About a year, or near as I can remember, after mother died father married Martha Keith. I think they were married the next summer after mother died. I did not see them married. I was living with my grandfather then, but I remember that my grandfather took me to where they were on the Sunday after they were married and I ate dinner with them. I never heard of my father being married except to my mother and to Martha. Martha, I remember was only a girl when she and father were married and I know she was never married before. I have lived with them and near them ever since they were married and I know that father and Martha lived together as man and wife until he died last June. They were never separated or divorced. She has never remarried since his death.
Yes, I was at my mother’s funeral and know she was dead before father and Martha were married.

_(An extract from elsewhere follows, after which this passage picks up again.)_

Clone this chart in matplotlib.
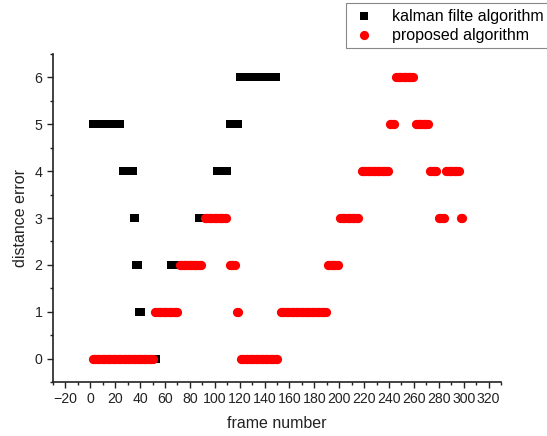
import numpy as np
import matplotlib
matplotlib.use("Agg")
import matplotlib.pyplot as plt
from matplotlib.ticker import MultipleLocator

plt.rcParams['font.family'] = ['Liberation Sans', 'DejaVu Sans']

# Runs of consecutive frames: (first frame, last frame, distance error)
kalman_start = [2, 26, 35, 37, 39, 42, 54, 65, 87, 102, 112, 120]
kalman_end   = [24, 34, 36, 38, 41, 53, 64, 86, 101, 110, 119, 149]
kalman_error = [5, 4, 3, 2, 1, 0, 1, 2, 3, 4, 5, 6]

proposed_start = [2, 52, 72, 92, 112, 118, 121, 153, 191, 201, 218, 241, 246, 262, 273, 280, 286, 298]
proposed_end   = [50, 70, 89, 109, 116, 119, 150, 189, 199, 215, 239, 244, 259, 271, 278, 284, 296, 299]
proposed_error = [0, 1, 2, 3, 2, 1, 0, 1, 2, 3, 4, 5, 6, 5, 4, 3, 4, 3]

x_ticks = list(range(-20, 321, 20))
y_ticks = [0, 1, 2, 3, 4, 5, 6]


def expand(starts, ends, vals):
    fr, ev = [], []
    for s, e, v in zip(starts, ends, vals):
        for f in range(s, e + 1):
            fr.append(f)
            ev.append(v)
    return np.array(fr), np.array(ev)


kf, ke = expand(kalman_start, kalman_end, kalman_error)
pf, pe = expand(proposed_start, proposed_end, proposed_error)

fig = plt.figure(figsize=(5.47, 4.36), dpi=100)
ax = fig.add_axes([53 / 547, 1 - 382 / 436, (501 - 53) / 547, (382 - 54) / 436])

ax.scatter(kf, ke, marker='s', s=30, color='black', linewidths=0,
           label='kalman filte algorithm', zorder=2)
ax.scatter(pf, pe, marker='o', s=44, color='#ff0000', linewidths=0,
           label='proposed algorithm', zorder=3)

ax.set_xlim(-30, 330)
ax.set_ylim(-0.5, 6.5)
ax.set_xticks(x_ticks)
ax.set_yticks(y_ticks)
ax.xaxis.set_minor_locator(MultipleLocator(10))
ax.yaxis.set_minor_locator(MultipleLocator(0.5))

for s in ['top', 'right']:
    ax.spines[s].set_visible(False)
for s in ['left', 'bottom']:
    ax.spines[s].set_linewidth(1.2)
    ax.spines[s].set_color('#222222')

ax.tick_params(which='major', direction='out', length=4.5, width=1.0, colors='#222222',
               labelsize=10.2, labelcolor='#222222', pad=3)
ax.tick_params(which='minor', direction='out', length=2.5, width=1.0, colors='#222222')

ax.set_xlabel('frame number', fontsize=11.5, color='#222222', labelpad=7)
ax.set_ylabel('distance error', fontsize=11.5, color='#222222', labelpad=5)

leg = fig.legend(loc='upper left', bbox_to_anchor=(346 / 547, 1 - 3 / 436),
                 bbox_transform=fig.transFigure, fontsize=11.5, frameon=True,
                 fancybox=False, edgecolor='#888888', framealpha=1,
                 borderpad=0.35, borderaxespad=0, handletextpad=0.9,
                 labelspacing=0.25, markerscale=1.0, handlelength=1.6)
leg.get_frame().set_linewidth(0.8)

fig.savefig('out.png', dpi=100)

I hear read my affidavits B.J. 4 and 6 signed Hilyard Evans and Hilyard Cleage and both are exact and were signed by me or rather sworn to by me and the two names are explained by the fact that I am sometimes known as Cleage but call myself Evans. Both statements are correct. I have no interest in this case. I cannot write. I have understood the questions asked me and have heard above read. I am correctly recorded.
Hilyard (his X mark) Evans
No other available.
People often think that enslaved people didn’t have surnames. They did. During slavery they might be used by the white community and then again, they might not. In some probate records the enslaved were differentiated by adding a last name if there were two people with the same first name.
After slavery people sometimes used the name of the last enslaver, or they might pick the name of a parent instead. This makes it difficult to trace families as people may use one name in the 1870 census and another in the 1880 census. Connections can be made if households remain together so first names can be checked from one census to the next.
Hillard (Hilyard) Evans was the son of Charles A. Cleage, whose mother was Julie Ann Evans. The children of Charles A. Cleage and his first wife Amy Cleage, went by the last name of “Evans”. The children from his second marriage went by Cleage. Hillard’s death record says “Cleage”. His wife’s says “Evans”.